Volume 11, Issue 2, 2014
Susan LT Ashley
Re-telling, Re-cognition, Re-stitution: Sikh Heritagization in Canada
In Canada, the language and techniques of museums and heritage sites have been adopted and adapted by some immigrant communities to make sense of
their place within their new country. For some groups, “heritagization” is a new value, mobilized for diverse purposes. New museums and heritage sites serve as a form of ethnic media, becoming community gathering points, taking on pedagogical roles, enacting citizenship, and enabling strategic assertion of identity in the public sphere. This article explores this enactment of heritage and citizen-membership through a case study, the Sikh Heritage Museum, developed in Abbotsford by Indo-Canadians. Established in 2011 in an historic and still-functioning gurdwara, the museum is an example of a community’s desire to balance inward-looking historical consciousness and community belonging, with outward-looking voice, recognition and acceptance by mainstream Canadian society.

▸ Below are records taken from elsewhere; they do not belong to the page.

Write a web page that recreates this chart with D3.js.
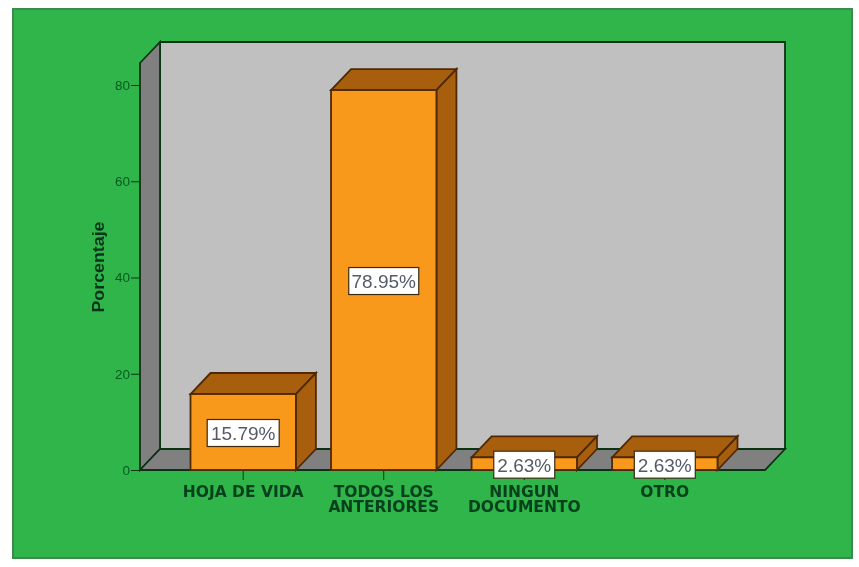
<!DOCTYPE html>
<html><head><meta charset="utf-8">
<script src="https://cdn.jsdelivr.net/npm/d3@7"></script>
<style>
html,body{margin:0;padding:0;background:#fff}
svg{display:block;filter:blur(0.7px)}
</style></head><body>
<svg id="c" width="859" height="567"></svg>
<script>
const categories = ["HOJA DE VIDA", "TODOS LOS|ANTERIORES", "NINGUN|DOCUMENTO", "OTRO"];
const values = [15.79, 78.95, 2.63, 2.63];
const valueLabels = ["15.79%", "78.95%", "2.63%", "2.63%"];
const yTicks = [0, 20, 40, 60, 80];

const svg = d3.select("#c");
const depth = 20, depthY = 21;
const left = 140, right = 765, base = 470, plotTop = 63;
const y = d3.scaleLinear().domain([0, 80]).range([base, 85]);
const x = d3.scaleBand().domain(categories).range([190.5, 717.5]).paddingInner(0.25).paddingOuter(0);
const ink = "#0a3314", barInk = "#4f2804";
const poly = pts => pts.map(p => p.join(",")).join(" ");

svg.append("rect").attr("x", 13).attr("y", 9).attr("width", 839).attr("height", 549)
  .attr("fill", "#2fb54a").attr("stroke", "#3c8a50").attr("stroke-width", 2);

// Walls and floor
svg.append("polygon").attr("points", poly([[left + depth, plotTop - depthY], [right + depth, plotTop - depthY], [right + depth, base - depthY], [left + depth, base - depthY]]))
  .attr("fill", "#c0c0c0").attr("stroke", ink).attr("stroke-width", 1.8);
svg.append("polygon").attr("points", poly([[left, plotTop], [left + depth, plotTop - depthY], [left + depth, base - depthY], [left, base]]))
  .attr("fill", "#808080").attr("stroke", ink).attr("stroke-width", 1.8);
svg.append("polygon").attr("points", poly([[left, base], [left + depth, base - depthY], [right + depth, base - depthY], [right, base]]))
  .attr("fill", "#808080").attr("stroke", ink).attr("stroke-width", 1.8);

// Y axis
const yAxis = svg.append("g").attr("transform", `translate(${left},0)`)
  .call(d3.axisLeft(y).tickValues(yTicks).tickSize(9).tickPadding(1));
yAxis.select(".domain").remove();
yAxis.selectAll("line").attr("stroke", ink);
yAxis.selectAll("text").attr("font-family", "Liberation Sans").attr("font-size", 13.5).attr("fill", "#075a20");

svg.append("text").attr("transform", "translate(104,267) rotate(-90)").attr("text-anchor", "middle")
  .attr("font-family", "Liberation Sans").attr("font-size", 17).attr("font-weight", "bold")
  .attr("textLength", 91).attr("lengthAdjust", "spacingAndGlyphs")
  .attr("fill", "#06331a").text("Porcentaje");

// Category ticks
const cats = svg.append("g").selectAll("g").data(categories).join("g");
cats.append("line").attr("x1", d => x(d) + x.bandwidth() / 2).attr("x2", d => x(d) + x.bandwidth() / 2)
  .attr("y1", base).attr("y2", base + 10).attr("stroke", ink);

// Bars
const bars = svg.append("g").selectAll("g").data(values).join("g");
const bx = (_, i) => x(categories[i]);
const bw = x.bandwidth();
bars.append("polygon").attr("points", (d, i) => { const a = bx(d, i), t = y(d);
  return poly([[a, t], [a + depth, t - depthY], [a + bw + depth, t - depthY], [a + bw, t]]); })
  .attr("fill", "#a85f0d").attr("stroke", barInk).attr("stroke-width", 1.8);
bars.append("polygon").attr("points", (d, i) => { const a = bx(d, i), t = y(d);
  return poly([[a + bw, t], [a + bw + depth, t - depthY], [a + bw + depth, base - depthY], [a + bw, base]]); })
  .attr("fill", "#a85f0d").attr("stroke", barInk).attr("stroke-width", 1.8);
bars.append("rect").attr("x", bx).attr("y", d => y(d)).attr("width", bw).attr("height", d => base - y(d))
  .attr("fill", "#f9991c").attr("stroke", barInk).attr("stroke-width", 1.8);

// Category labels
svg.append("g").selectAll("text").data(categories).join("text")
  .attr("x", d => x(d) + bw / 2).attr("y", 497).attr("text-anchor", "middle")
  .attr("font-family", "DejaVu Sans").attr("font-size", 15.5).attr("font-weight", "bold")
  .attr("fill", "#06401c")
  .each(function(d) {
    d.split("|").forEach((s, i) => d3.select(this).append("tspan")
      .attr("x", x(d) + bw / 2).attr("dy", i ? 15 : 0).text(s));
  });

// Value labels
const boxW = [72, 70, 61, 61], boxH = 27;
const lab = svg.append("g").selectAll("g").data(values).join("g")
  .attr("transform", (d, i) => `translate(${x(categories[i]) + bw / 2},${(y(d) + base) / 2 + 1})`);
lab.append("rect").attr("x", (d, i) => -boxW[i] / 2).attr("y", -boxH / 2)
  .attr("width", (d, i) => boxW[i]).attr("height", boxH)
  .attr("fill", "#fff").attr("stroke", "#3a2a10").attr("stroke-width", 1.2);
lab.append("text").attr("text-anchor", "middle").attr("dy", 7)
  .attr("font-family", "Liberation Sans").attr("font-size", 19).attr("fill", "#555b66")
  .text((d, i) => valueLabels[i]);
</script></body></html>
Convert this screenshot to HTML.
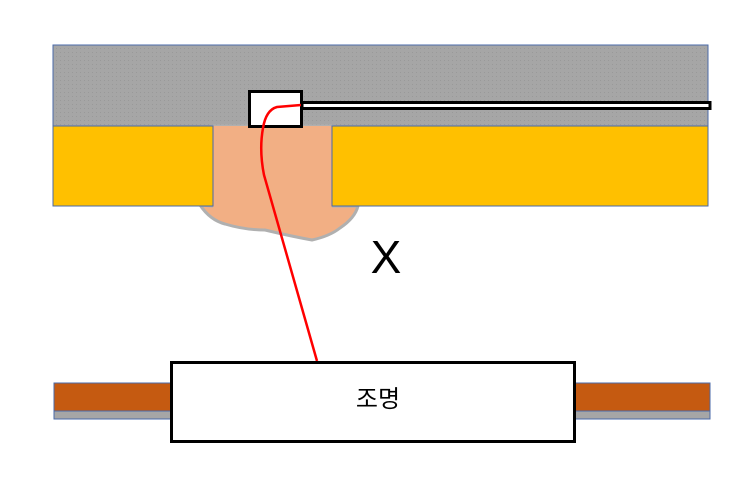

The museum has also become a site of tension between top-down and bottom-up initiatives, where amateur and local expressions butt up against professionalized government activities such as the Canadian Historical Recognition Program that seek to insert formal recognition and social inclusion policies. The article considers the effects of this resource and power differential on the museum’s development, and on the sensibilities and practices of immigrant “heritage” and “citizenship” in Canada.